Yeah, that hasn’t changed. It still comes in waves, crashing down on me when I least expect it. I recently became a leader for a local widowed social group. We meet twice a month and just connect with other people who “get it.” Because of a small glitch, our most recent meeting was not posted and so I figured it would be just me. So as I’m sitting at the Panera reading my book, this man and his 11 or 12 year old son come sit at the table right next to me. They are loud so I can’t help but notice them. And as I’m sitting there watching them joke around and laugh I am overcome with sadness. It hits me that my boys will NEVER have that. They will never get to go out with just their dad and act goofy. Oh God that hurts. To my very core. I hate knowing that my kids will one day be adults and say “I grew up without a dad.”

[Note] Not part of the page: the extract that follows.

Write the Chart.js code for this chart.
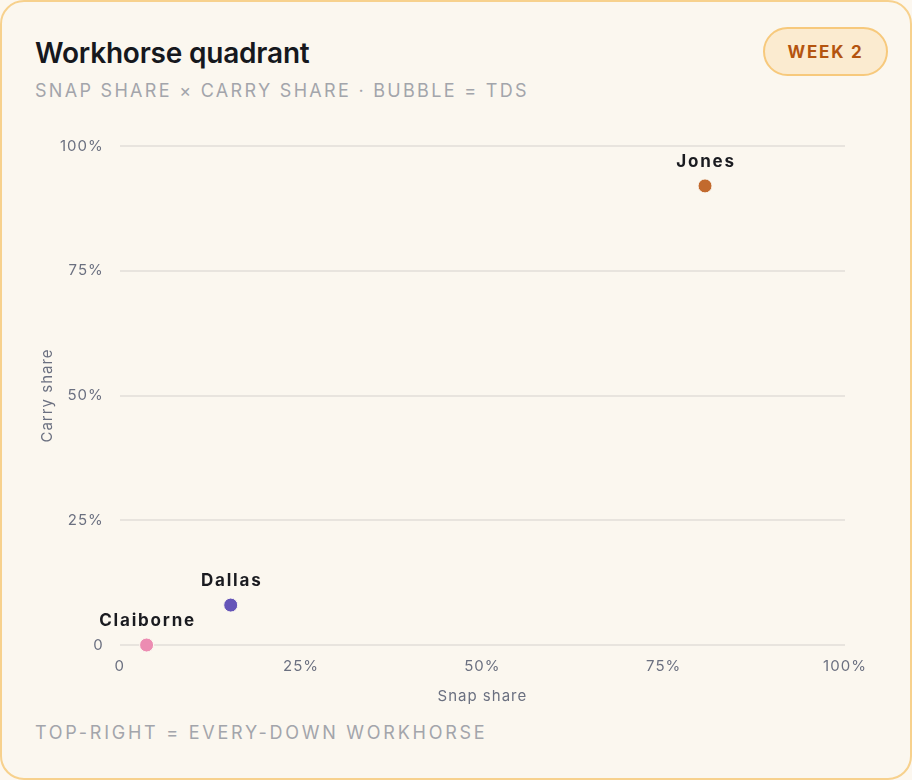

And it’s moments like that I wonder if I am doing the right thing by just being me. Maybe I need to put more effort into meeting someone new. Believe me, I SO miss the companionship that comes with being in a relationship. But most of the time I am so busy and overwhelmed it gets pushed to the bottom of the list. I want someone for myself but I also know that if that special person comes along, they may provide something for my kids that I can’t. And then I get mad. Mad that I have to be in this position in the first place. Life was great, pretty much perfect really, and now it’s not at all how I’d imagined. Don’t get me wrong, I’m grateful, blah blah blah. But the truth is, I miss my old life. I miss Mark and our family. I miss waking up with a feeling of peace and comfort. I miss having my other half, the person I could count on for anything. I miss his smile and his laugh and the way that he loved me. I hate that the kids and I are experiencing this life without him here by our sides.
So yeah, another day has gone by… one more without him here. While most days it’s okay, today it just sucks.